Partizan ve Partizan Şehit ve Tutsak Aileleri, son dönemde yaşanan sürgün sevk saldırılarına ve tek tip hazırlıklarına karşı basın toplantısı gerçekleştirdi.
İHD İstanbul Şubesi'nde gerçekleştirilen basın toplantısında okunan basın açıklaması hapishanelerde artan baskı ve saldırıların teşhir edilmesiyle başladı.
OHAL ve KHK düzeni ile devletin kendi yasalarını dahi bir tarafa bıraktığı ifade edilerek uygulanan yasakların da bu keyfiyetle hapishaneden hapishaneye farklılıklar teşkil ettiği belirtildi.

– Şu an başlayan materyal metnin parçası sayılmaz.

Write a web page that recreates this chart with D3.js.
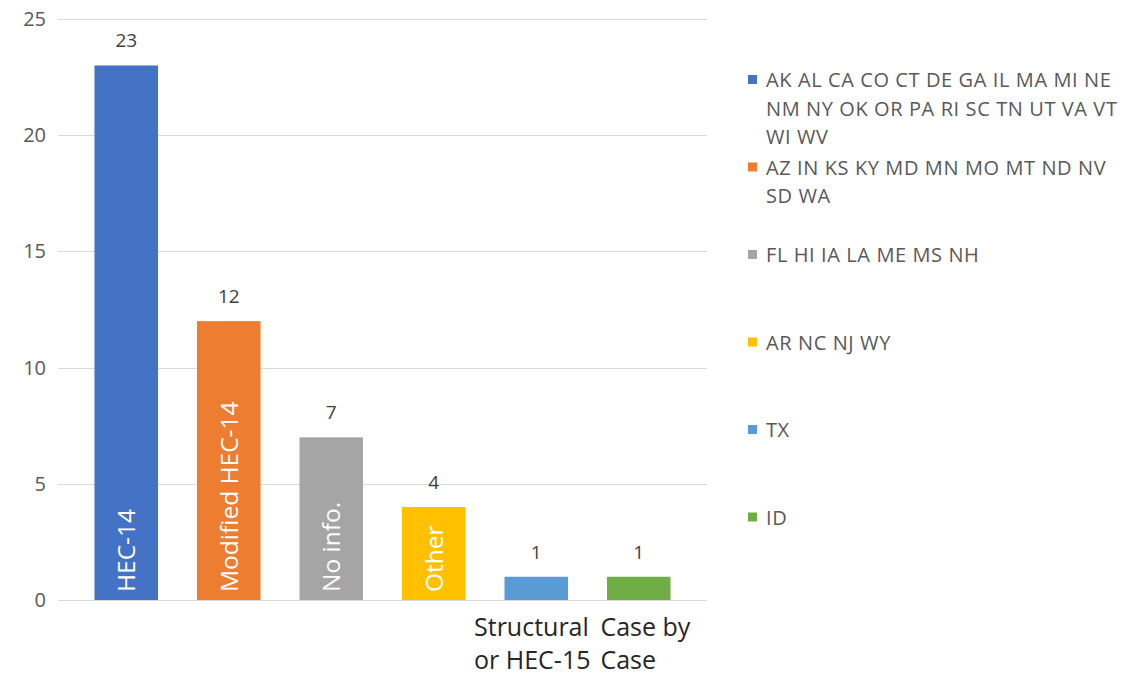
<!DOCTYPE html>
<html>
<head>
<meta charset="utf-8">
<script src="https://cdn.jsdelivr.net/npm/d3@7"></script>
<style>
  html, body { margin: 0; padding: 0; background: #fff; }
  svg { display: block; font-family: "Open Sans", "Noto Sans", sans-serif; }
</style>
</head>
<body>
<svg id="chart" width="1127" height="676"></svg>
<script>
// Number of states using each approach
const categories = ["HEC-14", "Modified HEC-14", "No info.", "Other", "Structural or HEC-15", "Case by Case"];
const values = [23, 12, 7, 4, 1, 1];
// Labels drawn inside the bars (rotated) vs. below the axis
const innerLabels = ["HEC-14", "Modified HEC-14", "No info.", "Other", null, null];
const axisLabels = [null, null, null, null, ["Structural", "or HEC-15"], ["Case by", "Case"]];
// Legend: states in each group
const legendLines = [
  ["AK AL CA CO CT DE GA IL MA MI NE", "NM NY OK OR PA RI SC TN UT VA VT", "WI WV"],
  ["AZ IN KS KY MD MN MO MT ND NV", "SD WA"],
  ["FL HI IA LA ME MS NH"],
  ["AR NC NJ WY"],
  ["TX"],
  ["ID"]
];
const colors = ["#4472C4", "#ED7D31", "#A5A5A5", "#FFC000", "#5B9BD5", "#70AD47"];
const yTicks = [0, 5, 10, 15, 20, 25];

const svg = d3.select("#chart");

const y = d3.scaleLinear().domain([0, 25]).range([600, 19]);
const x = d3.scaleBand().domain(categories).range([75, 690]).paddingInner(0.38).paddingOuter(0.19);

// Gridlines
svg.append("g").selectAll("line").data(yTicks).join("line")
  .attr("x1", 58).attr("x2", 707)
  .attr("y1", d => Math.round(y(d)) + 0.5).attr("y2", d => Math.round(y(d)) + 0.5)
  .attr("stroke", "#d9d9d9").attr("stroke-width", 1);

// Y axis labels
const yAxis = d3.axisLeft(y).tickValues(yTicks).tickSize(0).tickPadding(0);
const yg = svg.append("g").attr("transform", "translate(46,0)").call(yAxis);
yg.select(".domain").remove();
yg.selectAll("text").attr("font-size", 20).attr("fill", "#595959")
  .attr("font-family", "'Open Sans', 'Noto Sans', sans-serif");

// Bars
svg.append("g").selectAll("rect").data(values).join("rect")
  .attr("x", (d, i) => x(categories[i]))
  .attr("width", x.bandwidth())
  .attr("y", d => y(d))
  .attr("height", d => y(0) - y(d))
  .attr("fill", (d, i) => colors[i]);

// Value labels above bars
svg.append("g").selectAll("text").data(values).join("text")
  .attr("x", (d, i) => x(categories[i]) + x.bandwidth() / 2)
  .attr("y", d => y(d) - 18)
  .attr("text-anchor", "middle")
  .attr("font-size", 19).attr("fill", "#404040")
  .text(d => d);

// Rotated labels inside bars
innerLabels.forEach((d, i) => {
  if (d === null) return;
  const cx = x(categories[i]) + x.bandwidth() / 2 + 9;
  svg.append("text")
    .attr("transform", `translate(${cx},${y(0) - 8}) rotate(-90)`)
    .attr("font-size", 24.5).attr("fill", "#ffffff")
    .text(d);
});

// Category labels below the axis: left-aligned blocks, centred under the bar
// where room allows, otherwise pushed right of the previous block
let prevRight = -Infinity;
axisLabels.forEach((lines, i) => {
  if (!lines) return;
  const cx = x(categories[i]) + x.bandwidth() / 2;
  const texts = lines.map((ln, j) => svg.append("text")
    .attr("font-size", 25).attr("fill", "#262626")
    .attr("y", 636 + j * 33).text(ln));
  const w = d3.max(texts, s => s.node().getComputedTextLength());
  const left = Math.max(cx - w / 2 - 4, prevRight + 10);
  texts.forEach(s => s.attr("x", left));
  prevRight = left + w;
});

// Legend
const lg = svg.append("g");
legendLines.forEach((lines, i) => {
  const top = 80 + i * 87.5;
  lg.append("rect").attr("x", 748).attr("y", top - 5).attr("width", 9).attr("height", 9)
    .attr("fill", colors[i]);
  const t = lg.append("text").attr("font-size", 20).attr("letter-spacing", 0.6)
    .attr("fill", "#595959");
  lines.forEach((ln, j) => {
    t.append("tspan").attr("x", 766).attr("y", top + 7 + j * 28.5).text(ln);
  });
});
</script>
</body>
</html>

Birçok hak gibi tutsakların sağlık haklarının da gasp edildiği belirtilerin açıklamanın devamında şu ifadeler kullanıldı:
“Elazığ’da kimlik dayatması ile başlayan süreç tutsakların direnişi ile devam etmektedir. Kimlik almadıkları için onlarca kadın ve 9 erkek tutsak 4 aya yakın süredir hiçbir hakkını kullanamamıştı ve deyim yerindeyse hiçbir gerekçeyle koğuşlarından çıkarılmamıştı. Kadınlar cephesinden direniş kazanımla sonuçlansa da Elazığ 2 No’lu F Tipi Hapishanesi’nde 9 erkek yoldaşın direnişi devam ediyor. T tipinde direnişin kazanımla sonuçlanmasının ardından ismini ve sayısını netleştiremediğimiz çoğunu kadınların oluşturduğu onlarca tutsak sürgün edildi. Osmaniye, Kırıkkale, Amasya, Trabzon, Tarsus Elazığ 1 ve 2 nolu F tipi hapishanelerde hiçbir devrimci yayın verilmiyor. Birçoğunda kitap dahi verilmediği gerçekliği ile karşı karşıyayız.”

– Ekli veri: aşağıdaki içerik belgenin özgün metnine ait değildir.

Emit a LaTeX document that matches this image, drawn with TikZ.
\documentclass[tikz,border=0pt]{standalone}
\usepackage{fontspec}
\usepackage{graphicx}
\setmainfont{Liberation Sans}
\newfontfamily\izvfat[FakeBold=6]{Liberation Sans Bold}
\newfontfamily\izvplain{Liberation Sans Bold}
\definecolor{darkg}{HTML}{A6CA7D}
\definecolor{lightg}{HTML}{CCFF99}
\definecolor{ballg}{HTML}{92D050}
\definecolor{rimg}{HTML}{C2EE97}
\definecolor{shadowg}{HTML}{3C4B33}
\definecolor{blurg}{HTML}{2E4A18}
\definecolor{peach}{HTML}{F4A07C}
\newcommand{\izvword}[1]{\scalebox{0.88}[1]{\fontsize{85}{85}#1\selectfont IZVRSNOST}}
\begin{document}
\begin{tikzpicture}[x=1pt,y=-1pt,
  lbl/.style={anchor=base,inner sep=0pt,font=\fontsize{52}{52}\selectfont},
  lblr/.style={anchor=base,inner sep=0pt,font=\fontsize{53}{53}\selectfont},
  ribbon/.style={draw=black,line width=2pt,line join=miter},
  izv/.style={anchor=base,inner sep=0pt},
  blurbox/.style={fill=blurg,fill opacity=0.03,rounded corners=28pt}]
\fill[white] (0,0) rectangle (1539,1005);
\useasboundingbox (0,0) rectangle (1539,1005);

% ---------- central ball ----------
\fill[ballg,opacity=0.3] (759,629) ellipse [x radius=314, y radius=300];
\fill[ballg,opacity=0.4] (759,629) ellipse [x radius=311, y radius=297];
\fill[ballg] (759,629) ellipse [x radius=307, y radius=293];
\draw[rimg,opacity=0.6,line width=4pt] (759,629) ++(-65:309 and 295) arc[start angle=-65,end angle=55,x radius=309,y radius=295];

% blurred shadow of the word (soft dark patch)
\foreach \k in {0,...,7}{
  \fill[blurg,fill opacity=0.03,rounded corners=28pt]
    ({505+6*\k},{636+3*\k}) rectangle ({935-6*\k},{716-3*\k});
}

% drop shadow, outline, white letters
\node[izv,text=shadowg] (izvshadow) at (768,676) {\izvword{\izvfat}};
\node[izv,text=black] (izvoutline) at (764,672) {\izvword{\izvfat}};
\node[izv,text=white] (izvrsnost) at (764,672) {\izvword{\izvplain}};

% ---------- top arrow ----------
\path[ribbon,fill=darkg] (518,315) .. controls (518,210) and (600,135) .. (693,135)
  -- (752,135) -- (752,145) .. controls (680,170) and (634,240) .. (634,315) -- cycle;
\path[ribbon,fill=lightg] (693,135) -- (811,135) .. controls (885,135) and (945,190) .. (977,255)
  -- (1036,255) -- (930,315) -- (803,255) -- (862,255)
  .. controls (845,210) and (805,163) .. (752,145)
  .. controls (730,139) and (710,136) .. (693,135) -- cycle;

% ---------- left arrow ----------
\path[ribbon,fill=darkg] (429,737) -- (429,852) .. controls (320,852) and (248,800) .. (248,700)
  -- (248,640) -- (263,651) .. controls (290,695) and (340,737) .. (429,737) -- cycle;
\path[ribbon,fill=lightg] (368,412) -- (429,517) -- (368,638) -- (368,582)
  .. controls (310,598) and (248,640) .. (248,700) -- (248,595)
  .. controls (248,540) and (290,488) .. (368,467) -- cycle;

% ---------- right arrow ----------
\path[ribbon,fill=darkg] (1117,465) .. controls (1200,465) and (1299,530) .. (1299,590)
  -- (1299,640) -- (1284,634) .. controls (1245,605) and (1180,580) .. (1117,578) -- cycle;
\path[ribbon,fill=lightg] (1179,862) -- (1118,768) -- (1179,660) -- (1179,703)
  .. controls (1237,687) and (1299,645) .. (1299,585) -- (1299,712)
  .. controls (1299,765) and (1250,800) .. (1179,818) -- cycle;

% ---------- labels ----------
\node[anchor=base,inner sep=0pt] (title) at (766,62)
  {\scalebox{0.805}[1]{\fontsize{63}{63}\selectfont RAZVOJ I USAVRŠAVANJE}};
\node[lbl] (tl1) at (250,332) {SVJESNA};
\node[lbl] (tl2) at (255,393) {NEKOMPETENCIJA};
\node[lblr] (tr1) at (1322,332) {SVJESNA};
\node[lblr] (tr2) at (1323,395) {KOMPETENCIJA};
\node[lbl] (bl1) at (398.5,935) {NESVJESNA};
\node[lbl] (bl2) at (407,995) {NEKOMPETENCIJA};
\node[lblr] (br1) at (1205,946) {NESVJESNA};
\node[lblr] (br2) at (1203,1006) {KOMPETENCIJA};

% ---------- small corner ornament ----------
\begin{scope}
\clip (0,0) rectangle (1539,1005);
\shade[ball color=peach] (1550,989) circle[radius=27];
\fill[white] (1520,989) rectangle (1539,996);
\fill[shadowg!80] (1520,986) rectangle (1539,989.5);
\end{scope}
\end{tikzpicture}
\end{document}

Hapishanelerdeki saldırıların son ayağını tek tip elbise saldırısının oluşturulduğu söylenerek bu saldırının esasında toplumu tek tipleştirmeyi amaçladığına dikkat çekildi.

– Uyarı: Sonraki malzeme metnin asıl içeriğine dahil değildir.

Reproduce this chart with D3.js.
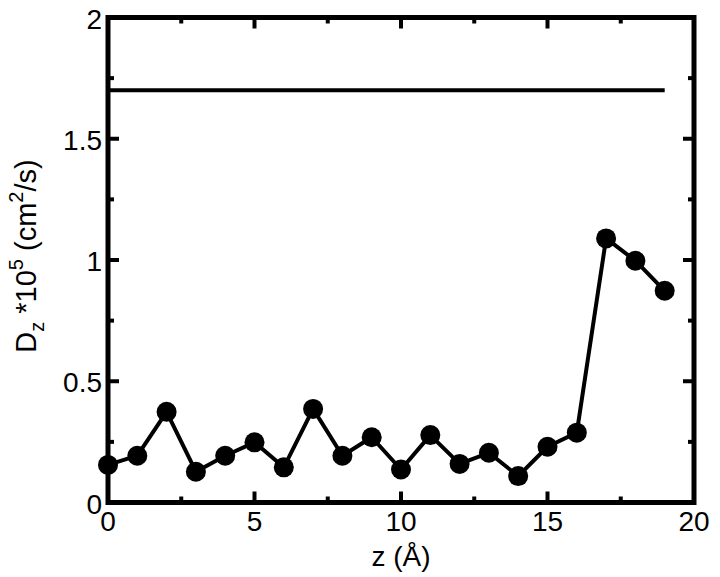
<!DOCTYPE html>
<html><head><meta charset="utf-8">
<script src="https://cdn.jsdelivr.net/npm/d3@7"></script>
<style>body{margin:0;background:#fff}svg{display:block}text{font-family:"Liberation Sans",Arial,sans-serif;fill:#000}</style>
</head><body><svg id="c" width="720" height="577"></svg>
<script>
const zValues = [0,1,2,3,4,5,6,7,8,9,10,11,12,13,14,15,16,17,18,19];
const dzValues = [0.155,0.193,0.374,0.127,0.193,0.248,0.145,0.386,0.193,0.269,0.136,0.278,0.159,0.205,0.109,0.23,0.288,1.089,0.997,0.873];
const refLineZ = [0,19];
const refLineD = [1.7,1.7];
const xTicks = [0,5,10,15,20];
const xMinor = [2.5,7.5,12.5,17.5];
const yTicks = [0,0.5,1,1.5,2];
const yTickLabels = ["0","0.5","1","1.5","2"];
const yMinor = [0.25,0.75,1.25,1.75];

const svg = d3.select("#c");
const L=108,R=694,T=17.5,B=502.5;
const x = d3.scaleLinear().domain([0,20]).range([L,R]);
const y = d3.scaleLinear().domain([0,2]).range([B,T]);

// ticks (inward, all four sides)
const tk = svg.append("g").attr("stroke","#000").attr("stroke-width",4);
function vt(v,len){
  tk.append("line").attr("x1",x(v)).attr("x2",x(v)).attr("y1",B).attr("y2",B-len);
  tk.append("line").attr("x1",x(v)).attr("x2",x(v)).attr("y1",T).attr("y2",T+len);
}
function ht(v,len){
  tk.append("line").attr("y1",y(v)).attr("y2",y(v)).attr("x1",L).attr("x2",L+len);
  tk.append("line").attr("y1",y(v)).attr("y2",y(v)).attr("x1",R).attr("x2",R-len);
}
xTicks.forEach(v=>vt(v,11)); xMinor.forEach(v=>vt(v,6));
yTicks.forEach(v=>ht(v,11)); yMinor.forEach(v=>ht(v,6));

// frame
svg.append("rect").attr("x",L).attr("y",T).attr("width",R-L).attr("height",B-T)
  .attr("fill","none").attr("stroke","#000").attr("stroke-width",5);

// tick labels
svg.append("g").selectAll("text").data(xTicks).join("text")
  .attr("x",d=>x(d)).attr("y",B+28).attr("text-anchor","middle").attr("font-size",28).text(d=>d);
svg.append("g").selectAll("text").data(yTicks).join("text")
  .attr("x",L-6).attr("y",d=>y(d)+11).attr("text-anchor","end").attr("font-size",28).text((d,i)=>yTickLabels[i]);

// reference line
const line = d3.line().x(d=>x(d[0])).y(d=>y(d[1]));
svg.append("path").datum(refLineZ.map((z,i)=>[z,refLineD[i]])).attr("d",line)
  .attr("fill","none").attr("stroke","#000").attr("stroke-width",4);

// data
const pts = zValues.map((z,i)=>[z,dzValues[i]]);
svg.append("path").datum(pts).attr("d",line).attr("fill","none").attr("stroke","#000")
  .attr("stroke-width",4).attr("stroke-linejoin","round");
svg.append("g").selectAll("circle").data(pts).join("circle")
  .attr("cx",d=>x(d[0])).attr("cy",d=>y(d[1])).attr("r",10).attr("fill","#000");

// axis labels
svg.append("text").attr("x",(L+R)/2).attr("y",566).attr("text-anchor","middle").attr("font-size",28).text("z (Å)");
const yl = svg.append("text").attr("transform",`translate(36,256) rotate(-90)`)
  .attr("text-anchor","middle").attr("font-size",29).attr("xml:space","preserve");
yl.append("tspan").text("D");
yl.append("tspan").attr("font-size",20).attr("dy",8).text("z");
yl.append("tspan").attr("dy",-8).text(" *10");
yl.append("tspan").attr("font-size",20).attr("dy",-13).text("5");
yl.append("tspan").attr("dy",13).text(" (cm");
yl.append("tspan").attr("font-size",20).attr("dy",-13).text("2");
yl.append("tspan").attr("dy",13).text("/s)");
</script></body></html>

12 Eylül faşist darbesinin ardından da hayata geçirilen bu saldırıya direnişle yanıt verildiği hatırlatılarak bugün de saldırıyı parçalamak için mücadelenin büyütüleceği ifade edildi.
Açıklamanın ardından sürgün edilen tutsaklarla görüşen Av. Gül Altay söz alarak yaşananları anlattı. Elazığ Hapishanesi'nden iki hafta önce 35 tutsağın sürgün edildiğini ve bu tutsakların gece yarısı baskınıyla hücrelerinden götürüldüğünü aktaran Altay, çıplak arama ve darp işkencesiyle karşılaşan tutsakların eşyalarının da kendilerine verilmediğini anlattı.
Tutsakların kendilerine yapılan kimlik dayatmasını kabul etmedikleri için bu saldırıyla karşılaştıklarını belirterek hücrelere kapatılan tutsakların günde 3 kez askeri nizamda tekmil dayatmasıyla karşılaştıklarını ve buna karşı çıktıkları için saldırıya uğradıklarını belirtti.
Tekirdağ F Tipi Hapishanesi’nde de tutsakların 5 aydır kitap ve yayın almalarının engellendiğini söyleyen Altay, bu saldırılar karşısında tutsakların yanında olmanın önemine değindi.
Ali Gülmez’in annesi Gülmez Ana da oğlunun sürekli sürgün edilmesine tepki göstererek “Ama onlar ne yapsa da devrimciler yılmaz, mücadele eder” dedi.
Oğlunun mektuplarını postaya vermeyen hapishane yönetiminin “yazısı okunmuyor” gerekçesini öne sürdüğünü anlatan Gülmez Ana, oğlunun tutulduğu Bolu'da da 3 aydır gazetelerin tutsaklara verilmediğini belirtti.
Oğlunun birçok eşyasının yanı sıra dereceli gözlüğünü dahi hala alamadığını söyledi.
Partizan Şehit ve Tutsak Aileleri adına yapılan konuşmada da artan saldırılar ve gerici iktidarın tek tip örneği olarak işkence merkezi olan Guantanamo hapishanesini işaret etmesini teşhir ederek
“Cezaevlerini teslim almak sokağı teslim almaktır. Ama bu dayatmalara teslim olunmayacak” dedi.
İHD İstanbul Şubesi Hapishane Komisyonu adına söz alan Mehmet Acettin de İHD'ye yapılan başvurular ışığında yaşanan hak gaspları ve saldırılara değindikten sonra basın toplantısı sonlandırıldı.